Verführung in Orange

Von Günter Pohl

Pedro Sánchez, eine Hoffnung europäischer Sozialdemokraten“ untertitelt das von der Friedrich-Ebert-Stiftung herausgegebene IPG-Journal ein Bild von Pedro Sánchez. Nun weiß man, dass am Ende der Hoffnung nur noch Gelübde bleiben – in Deutschland reicht es nicht einmal mehr dazu: „Genossen, das Ende ist Nahles!“, hieß es beim Düsseldorfer Karneval 2018. Und Andrea gibt ihr Bestes.

Dass in Spanien die Uhren anders gehen, hoffen die europäischen Sozialdemokraten.

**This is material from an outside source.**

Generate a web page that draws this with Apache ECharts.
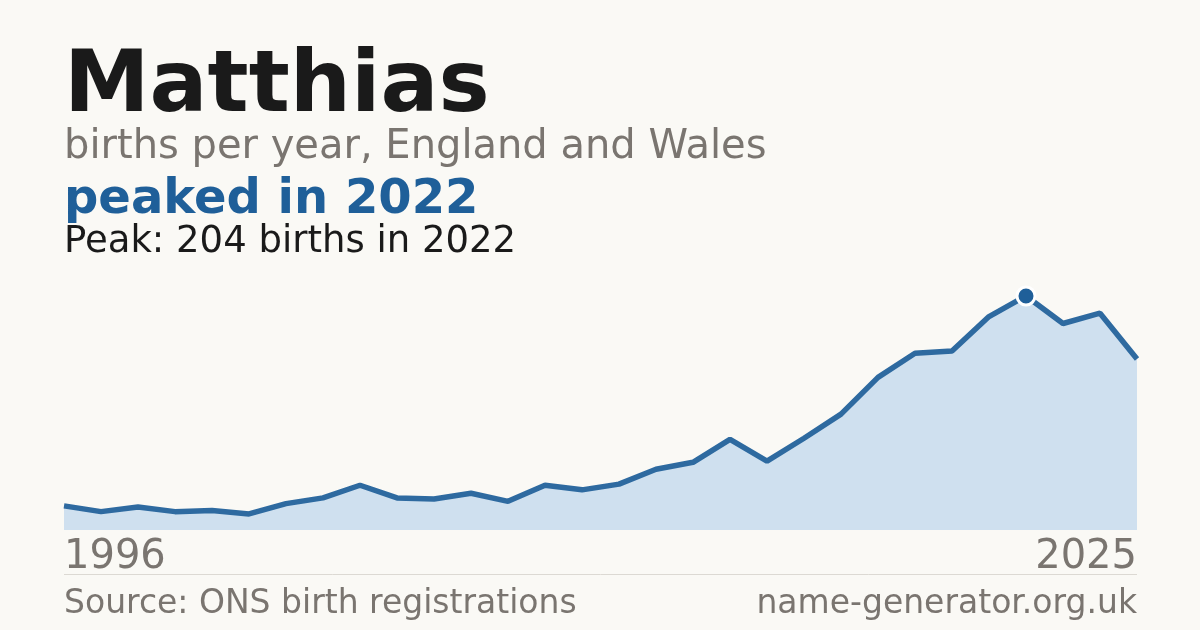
<!DOCTYPE html>
<html>
<head>
<meta charset="utf-8">
<script src="https://cdn.jsdelivr.net/npm/echarts@6/dist/echarts.min.js"></script>
<style>
html,body{margin:0;padding:0;background:#faf9f5;}
#c{width:1200px;height:630px;}
</style>
</head>
<body>
<div id="c"></div>
<script>
const years = ['1996','1997','1998','1999','2000','2001','2002','2003','2004','2005','2006','2007','2008','2009','2010','2011','2012','2013','2014','2015','2016','2017','2018','2019','2020','2021','2022','2023','2024','2025'];
const births = [21,16,20,16,17,14,23,28,39,28,27,32,25,39,35,40,53,59,79,60,80,101,133,154,156,186,204,180,189,149];
const peakYear = '2022';
const peakValue = 204;

const FONT = '"DejaVu Sans", sans-serif';
const chart = echarts.init(document.getElementById('c'));
const lastIdx = years.length - 1;

chart.setOption({
  backgroundColor: '#faf9f5',
  animation: false,
  grid: {left: 64, right: 63, top: 277.6, bottom: 100, containLabel: false},
  xAxis: {
    type: 'category',
    data: years,
    boundaryGap: false,
    axisLine: {show: false},
    axisTick: {show: false},
    splitLine: {show: false},
    axisLabel: {
      interval: function (i) { return i === 0 || i === lastIdx; },
      margin: 8,
      color: '#7a7570',
      fontFamily: FONT,
      fontSize: 40,
      alignMinLabel: 'left',
      alignMaxLabel: 'right'
    }
  },
  yAxis: {
    type: 'value',
    min: 0,
    max: 220,
    show: false
  },
  series: [{
    type: 'line',
    data: births,
    symbol: 'none',
    lineStyle: {color: '#2e6aa0', width: 5.5},
    areaStyle: {color: '#cfe0ef', opacity: 1},
    clip: false,
    markPoint: {
      symbol: 'circle',
      symbolSize: 18,
      itemStyle: {color: '#1f5f99', borderColor: '#ffffff', borderWidth: 3},
      label: {show: false},
      data: [{coord: [peakYear, peakValue]}]
    }
  }],
  graphic: [
    {type: 'text', left: 64, top: 46, style: {text: 'Matthias', font: 'bold 86px ' + FONT, fill: '#1a1a1a'}},
    {type: 'text', left: 64, top: 128, style: {text: 'births per year, England and Wales', font: '40px ' + FONT, fill: '#7a7570'}},
    {type: 'text', left: 64, top: 177, style: {text: 'peaked in 2022', font: 'bold 48px ' + FONT, fill: '#1f5f99'}},
    {type: 'text', left: 64, top: 224, style: {text: 'Peak: 204 births in 2022', font: '37px ' + FONT, fill: '#1a1a1a'}},
    {type: 'line', shape: {x1: 64, y1: 574.5, x2: 1137, y2: 574.5}, style: {stroke: '#dcd9d3', lineWidth: 1}},
    {type: 'text', left: 64, top: 588, style: {text: 'Source: ONS birth registrations', font: '33px ' + FONT, fill: '#7a7570'}},
    {type: 'text', right: 63, top: 588, style: {text: 'name-generator.org.uk', font: '33px ' + FONT, fill: '#7a7570'}}
  ]
});
</script>
</body>
</html>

Die sozialdemokratische „Spanische Sozialistische Arbeiterpartei“ (PSOE) ging aus der vorgezogenen Parlamentswahl als relative und – wie sich bald zeigen wird – recht schwache Siegerin hervor. Sie erhielt nach einem aggressiv geführten Wahlkampf, der sich vorwiegend um die Einheit Spaniens, also um die Katalonien-Frage, und um Steuer-, Renten- und Familienpolitik drehte, mit 28,7 Prozent zwar kaum mehr als ein Viertel der Stimmen, eroberte damit aber 123 Sitze (bislang 84). Großer Verlierer ist die rechte Volkspartei, die bis 2016 die Regierung stellte und sich nun mit nur 16,7 Prozent halbierte (66 Sitze statt 137) und nur knapp vor der neoliberal-konservativen Partei „Ciudadanos“ (Bürger) mit 15,8 Prozent (57 Sitze statt 28) und dem Linksbündnis „Unidas Podemos“ (Gemeinsam geht’s) mit 14,3 %Prozent liegt (nur noch 42 statt 71 Abgeordnete). Für die Franco-faschistische Partei „VOX“, die sich vor allem um die Fortführung der kastilisch-monarchischen Macht des Staatsgebildes „Spanien“ sorgt, ziehen 24 Abgeordnete ein (10,3 gegenüber 0,2 Prozent 2016). Die Beteiligung an der Wahl lag mit 75,8 Prozent so hoch wie zuletzt 2004.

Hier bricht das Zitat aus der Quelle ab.